Unfortunately for the struggling British economy, this perspective has now been tarnished by the violence and unrest that was sparked off by the shooting of Mark Duggan, a 29 –year-old black man. The videos and images online are shocking – people in hoods looting shops, cars vandalized, windows smashed and fires ablaze. The riots have hit London especially hard, with violence and crimes not only occurring in the poorer areas of Tottenham, but also closer to the heart of the city – Camden, Hackney and so on.
The opinion of many is that the shooting had broken the floodgates of frustration of many impoverished Londoners. The austerity measures put in place in a bid to control Britain’s crippling debt have left many struggling to make ends meet, or even put a roof over their heads. After all, the riots began in Tottenham, which has the highest unemployment rate in London. Despite the speculation, the true cause of why the rioters are causing havoc has yet to emerge.
Whatever the reasons may be, it is time for the government to step in and put a stop to the chaos. The city plans to host the Olympics next year, and certainly cannot afford to have people lose confidence in the ability of the Metropolitan police to keep the peace.

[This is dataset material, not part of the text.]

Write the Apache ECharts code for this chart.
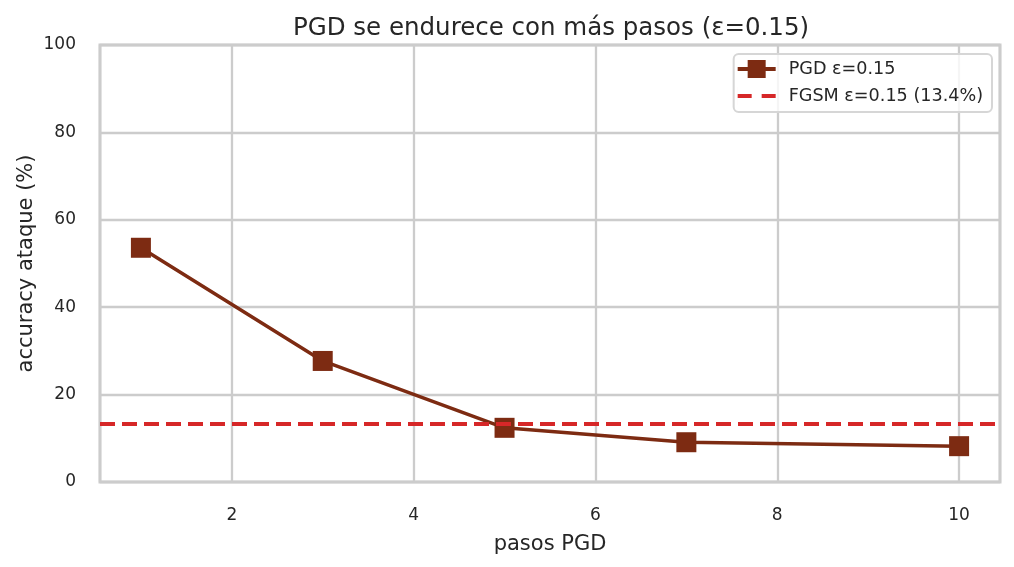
<!DOCTYPE html>
<html>
<head>
<meta charset="utf-8">
<script src="https://cdn.jsdelivr.net/npm/echarts@6/dist/echarts.min.js"></script>
<style>
  html, body { margin: 0; padding: 0; background: #fff; }
  #chart { width: 1014px; height: 567px; }
</style>
</head>
<body>
<div id="chart"></div>
<script>
// datos
const pasos = [1, 3, 5, 7, 10];
const accPGD = [53.6, 27.7, 12.4, 9.1, 8.2];
const accFGSM = 13.4;
const yTicks = [0, 20, 40, 60, 80, 100];
const xTicks = [2, 4, 6, 8, 10];

const xMin = 0.55, xMax = 10.45;
const fuente = 'DejaVu Sans';
const gris = '#262626';
const marron = '#7d2b12';
const rojo = '#d62728';

// iconos de leyenda: línea con cuadrado, y línea discontinua
const iconoPGD = 'path://M0,7H10V0H28V7H38V11H28V18H10V11H0Z';
const iconoFGSM = 'path://M0,7H14V11H0Z M24,7H38V11H24Z M0,0H0.01V18H0Z';

const chart = echarts.init(document.getElementById('chart'));

const option = {
    backgroundColor: '#fff',
    animation: false,
    title: {
        text: 'PGD se endurece con más pasos (ε=0.15)',
        left: 546,
        top: 11,
        textAlign: 'center',
        textStyle: { fontFamily: fuente, fontSize: 24.5, fontWeight: 'normal', color: gris }
    },
    grid: {
        left: 100, right: 14, top: 45, bottom: 85,
        show: true,
        borderColor: '#cccccc',
        borderWidth: 3,
        backgroundColor: '#fff'
    },
    legend: {
        orient: 'vertical',
        right: 22,
        top: 54,
        padding: [6, 9, 7, 4],
        itemWidth: 38,
        itemHeight: 18,
        itemGap: 9,
        backgroundColor: 'rgba(255,255,255,0.8)',
        borderColor: '#d6d6d6',
        borderWidth: 2,
        borderRadius: 5,
        textStyle: { fontFamily: fuente, fontSize: 17.6, color: gris, padding: [0, 0, 0, 8] },
        data: [
            { name: 'PGD ε=0.15', icon: iconoPGD, itemStyle: { color: marron, borderWidth: 0 } },
            { name: 'FGSM ε=0.15 (13.4%)', icon: iconoFGSM, itemStyle: { color: rojo, borderWidth: 0 } }
        ]
    },
    xAxis: {
        type: 'value',
        min: xMin,
        max: xMax,
        splitNumber: 5,
        name: 'pasos PGD',
        nameLocation: 'middle',
        nameGap: 52,
        nameMoveOverlap: false,
        nameTextStyle: { fontFamily: fuente, fontSize: 21, color: gris },
        axisLine: { show: false },
        axisTick: { show: false },
        axisLabel: {
            fontFamily: fuente, fontSize: 17, color: gris, margin: 25,
            showMinLabel: false, showMaxLabel: false,
            formatter: v => xTicks.includes(v) ? String(v) : ''
        },
        splitLine: { show: true, lineStyle: { color: '#cccccc', width: 2.3 } }
    },
    yAxis: {
        type: 'value',
        min: yTicks[0],
        max: yTicks[yTicks.length - 1],
        interval: 20,
        name: 'accuracy ataque (%)',
        nameLocation: 'middle',
        nameGap: 63,
        nameMoveOverlap: false,
        nameTextStyle: { fontFamily: fuente, fontSize: 21, color: gris },
        axisLine: { show: false },
        axisTick: { show: false },
        axisLabel: { fontFamily: fuente, fontSize: 17, color: gris, margin: 24 },
        splitLine: { show: true, lineStyle: { color: '#cccccc', width: 2.3 } }
    },
    series: [
        {
            name: 'PGD ε=0.15',
            type: 'line',
            data: pasos.map((p, i) => [p, accPGD[i]]),
            symbol: 'rect',
            symbolSize: 20,
            color: marron,
            lineStyle: { width: 3.5, color: marron },
            itemStyle: { color: marron },
            z: 3
        },
        {
            name: 'FGSM ε=0.15 (13.4%)',
            type: 'line',
            data: [],
            symbol: 'none',
            color: rojo,
            lineStyle: { width: 4, color: rojo, type: [15, 7] },
            markLine: {
                silent: true,
                symbol: 'none',
                label: { show: false },
                lineStyle: { width: 4, color: rojo, type: [15, 7] },
                data: [{ yAxis: accFGSM }]
            },
            z: 4
        }
    ]
};

chart.setOption(option);
</script>
</body>
</html>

With its debt problems and hints of a double dip recession approaching, these riots could seriously damage Britain’s economy if not swiftly dealt with.
Should the root cause of the problem be poverty, how is the government going to help the frustrated and suffering while reining in its debt at the same time? Outreach programs and unemployment benefits all cost money that the British economy may not be able to come up with. As David Cameron puts it – “It is clear that there are things badly wrong in our society.” Question is, how are they going to right it and restore order to the once vibrant city of London?